→ **What is asked**
Check each line below for the word "React" and give the number of lines that have it, nothing more.

→ **Data lines**
-*-*-

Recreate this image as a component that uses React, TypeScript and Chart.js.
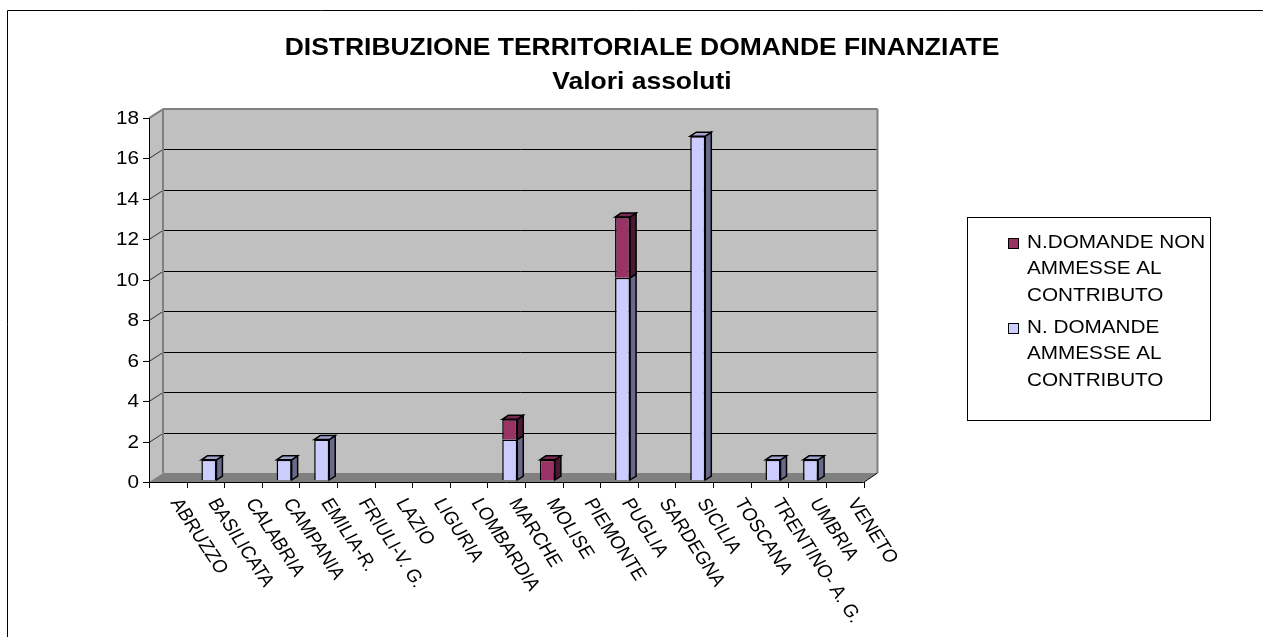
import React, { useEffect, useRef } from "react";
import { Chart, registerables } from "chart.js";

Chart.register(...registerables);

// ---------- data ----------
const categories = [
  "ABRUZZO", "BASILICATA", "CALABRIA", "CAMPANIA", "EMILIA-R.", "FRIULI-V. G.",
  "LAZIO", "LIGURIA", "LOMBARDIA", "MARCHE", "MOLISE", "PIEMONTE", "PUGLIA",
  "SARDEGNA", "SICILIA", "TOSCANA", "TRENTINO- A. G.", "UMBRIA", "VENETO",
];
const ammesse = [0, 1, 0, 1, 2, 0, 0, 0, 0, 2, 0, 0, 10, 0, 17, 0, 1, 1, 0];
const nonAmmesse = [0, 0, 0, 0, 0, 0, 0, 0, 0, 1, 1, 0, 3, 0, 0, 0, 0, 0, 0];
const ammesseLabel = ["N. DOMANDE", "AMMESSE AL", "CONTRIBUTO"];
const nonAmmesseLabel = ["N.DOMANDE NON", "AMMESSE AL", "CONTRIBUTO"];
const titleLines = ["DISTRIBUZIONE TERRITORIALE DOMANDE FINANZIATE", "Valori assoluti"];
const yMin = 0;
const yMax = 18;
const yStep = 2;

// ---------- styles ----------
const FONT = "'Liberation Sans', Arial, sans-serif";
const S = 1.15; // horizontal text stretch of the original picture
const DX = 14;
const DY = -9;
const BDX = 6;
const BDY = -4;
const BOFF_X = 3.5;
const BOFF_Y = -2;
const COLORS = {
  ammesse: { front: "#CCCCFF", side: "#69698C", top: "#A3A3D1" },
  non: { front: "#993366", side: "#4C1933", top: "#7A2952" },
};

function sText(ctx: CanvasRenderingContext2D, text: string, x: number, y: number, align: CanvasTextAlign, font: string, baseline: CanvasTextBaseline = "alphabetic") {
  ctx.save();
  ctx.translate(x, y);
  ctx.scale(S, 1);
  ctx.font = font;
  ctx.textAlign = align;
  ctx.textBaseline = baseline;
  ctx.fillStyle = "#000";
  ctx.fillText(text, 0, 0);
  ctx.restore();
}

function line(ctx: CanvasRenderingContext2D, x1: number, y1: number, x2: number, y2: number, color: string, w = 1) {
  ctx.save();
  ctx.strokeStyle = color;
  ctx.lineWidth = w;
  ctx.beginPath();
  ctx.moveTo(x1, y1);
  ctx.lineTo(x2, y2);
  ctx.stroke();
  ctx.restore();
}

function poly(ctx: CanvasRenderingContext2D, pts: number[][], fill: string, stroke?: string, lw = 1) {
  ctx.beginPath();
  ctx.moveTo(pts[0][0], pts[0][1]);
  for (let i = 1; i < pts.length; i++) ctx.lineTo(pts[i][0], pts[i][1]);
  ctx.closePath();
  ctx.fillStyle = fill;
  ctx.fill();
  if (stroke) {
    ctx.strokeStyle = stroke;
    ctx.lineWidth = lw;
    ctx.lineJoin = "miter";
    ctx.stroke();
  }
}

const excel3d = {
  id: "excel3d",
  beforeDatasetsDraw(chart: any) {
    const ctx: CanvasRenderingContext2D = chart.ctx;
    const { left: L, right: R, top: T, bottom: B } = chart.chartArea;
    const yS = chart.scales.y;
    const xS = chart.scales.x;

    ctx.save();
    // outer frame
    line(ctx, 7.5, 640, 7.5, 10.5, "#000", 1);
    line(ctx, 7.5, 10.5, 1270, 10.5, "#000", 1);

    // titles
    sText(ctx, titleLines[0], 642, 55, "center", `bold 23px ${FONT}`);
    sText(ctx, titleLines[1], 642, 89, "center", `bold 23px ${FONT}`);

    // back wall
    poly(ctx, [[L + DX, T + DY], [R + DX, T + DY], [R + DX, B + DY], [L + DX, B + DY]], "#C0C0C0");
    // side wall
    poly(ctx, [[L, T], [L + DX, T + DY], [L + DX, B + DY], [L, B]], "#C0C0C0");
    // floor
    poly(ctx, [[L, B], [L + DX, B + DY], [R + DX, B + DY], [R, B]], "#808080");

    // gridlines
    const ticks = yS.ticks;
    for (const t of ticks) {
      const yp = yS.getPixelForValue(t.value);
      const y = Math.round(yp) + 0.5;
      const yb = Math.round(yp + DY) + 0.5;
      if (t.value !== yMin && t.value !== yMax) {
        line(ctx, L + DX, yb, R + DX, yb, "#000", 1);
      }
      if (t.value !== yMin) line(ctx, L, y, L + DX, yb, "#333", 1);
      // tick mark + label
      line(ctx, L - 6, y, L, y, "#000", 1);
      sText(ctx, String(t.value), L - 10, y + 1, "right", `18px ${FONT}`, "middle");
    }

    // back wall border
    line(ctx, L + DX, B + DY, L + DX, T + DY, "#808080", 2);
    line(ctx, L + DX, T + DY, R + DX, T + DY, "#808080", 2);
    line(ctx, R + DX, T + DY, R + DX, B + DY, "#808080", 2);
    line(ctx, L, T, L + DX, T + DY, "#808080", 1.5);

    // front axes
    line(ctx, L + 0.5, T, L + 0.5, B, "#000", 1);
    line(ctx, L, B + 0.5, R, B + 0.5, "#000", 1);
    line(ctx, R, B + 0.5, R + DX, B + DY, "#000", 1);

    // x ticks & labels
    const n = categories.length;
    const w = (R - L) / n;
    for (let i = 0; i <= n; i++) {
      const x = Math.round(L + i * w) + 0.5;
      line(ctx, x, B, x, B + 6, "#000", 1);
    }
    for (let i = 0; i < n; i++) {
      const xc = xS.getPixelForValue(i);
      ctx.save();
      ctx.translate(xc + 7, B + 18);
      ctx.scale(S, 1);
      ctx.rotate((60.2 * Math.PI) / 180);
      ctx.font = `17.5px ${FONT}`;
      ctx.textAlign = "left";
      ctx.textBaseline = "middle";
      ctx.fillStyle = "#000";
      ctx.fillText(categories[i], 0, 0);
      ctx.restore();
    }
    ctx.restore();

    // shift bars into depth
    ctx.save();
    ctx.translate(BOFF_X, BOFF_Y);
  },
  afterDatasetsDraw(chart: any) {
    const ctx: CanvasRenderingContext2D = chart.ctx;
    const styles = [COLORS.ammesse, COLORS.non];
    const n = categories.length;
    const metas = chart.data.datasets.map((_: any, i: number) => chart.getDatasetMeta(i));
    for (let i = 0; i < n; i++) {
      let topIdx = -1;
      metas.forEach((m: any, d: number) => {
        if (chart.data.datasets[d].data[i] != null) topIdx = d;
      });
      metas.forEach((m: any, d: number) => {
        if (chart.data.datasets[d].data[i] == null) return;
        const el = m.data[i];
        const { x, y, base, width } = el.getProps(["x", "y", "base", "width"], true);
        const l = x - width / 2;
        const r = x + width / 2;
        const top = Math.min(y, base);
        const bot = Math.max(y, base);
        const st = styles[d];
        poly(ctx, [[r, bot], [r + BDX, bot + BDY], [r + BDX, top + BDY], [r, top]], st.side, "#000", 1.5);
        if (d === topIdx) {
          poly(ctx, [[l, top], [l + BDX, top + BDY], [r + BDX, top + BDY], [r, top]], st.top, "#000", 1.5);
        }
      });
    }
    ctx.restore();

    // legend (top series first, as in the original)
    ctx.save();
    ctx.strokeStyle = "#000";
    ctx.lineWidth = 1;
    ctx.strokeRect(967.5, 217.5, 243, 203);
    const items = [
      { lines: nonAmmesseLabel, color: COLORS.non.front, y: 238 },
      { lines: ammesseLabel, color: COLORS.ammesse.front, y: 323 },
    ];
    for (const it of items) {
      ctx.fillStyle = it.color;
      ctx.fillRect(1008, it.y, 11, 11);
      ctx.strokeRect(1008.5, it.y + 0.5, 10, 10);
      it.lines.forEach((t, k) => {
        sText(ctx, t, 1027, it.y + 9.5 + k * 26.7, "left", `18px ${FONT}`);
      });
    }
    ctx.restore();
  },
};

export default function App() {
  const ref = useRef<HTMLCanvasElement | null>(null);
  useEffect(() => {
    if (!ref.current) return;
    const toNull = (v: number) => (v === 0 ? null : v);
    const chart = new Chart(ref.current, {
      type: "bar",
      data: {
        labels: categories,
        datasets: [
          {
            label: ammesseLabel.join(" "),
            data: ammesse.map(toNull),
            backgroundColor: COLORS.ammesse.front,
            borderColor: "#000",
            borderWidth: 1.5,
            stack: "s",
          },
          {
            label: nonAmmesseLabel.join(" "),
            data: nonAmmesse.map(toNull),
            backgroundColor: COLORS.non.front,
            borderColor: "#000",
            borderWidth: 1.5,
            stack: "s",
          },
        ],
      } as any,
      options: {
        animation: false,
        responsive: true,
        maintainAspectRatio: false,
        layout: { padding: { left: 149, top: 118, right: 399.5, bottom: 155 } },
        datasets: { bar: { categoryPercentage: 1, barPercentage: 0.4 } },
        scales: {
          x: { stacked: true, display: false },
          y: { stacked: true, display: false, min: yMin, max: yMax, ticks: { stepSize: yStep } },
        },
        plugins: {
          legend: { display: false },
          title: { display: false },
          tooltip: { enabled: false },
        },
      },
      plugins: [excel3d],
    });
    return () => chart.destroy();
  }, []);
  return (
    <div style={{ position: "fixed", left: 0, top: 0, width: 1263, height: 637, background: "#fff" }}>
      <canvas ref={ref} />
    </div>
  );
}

-*-*-

→ **Answer to the exercise**
2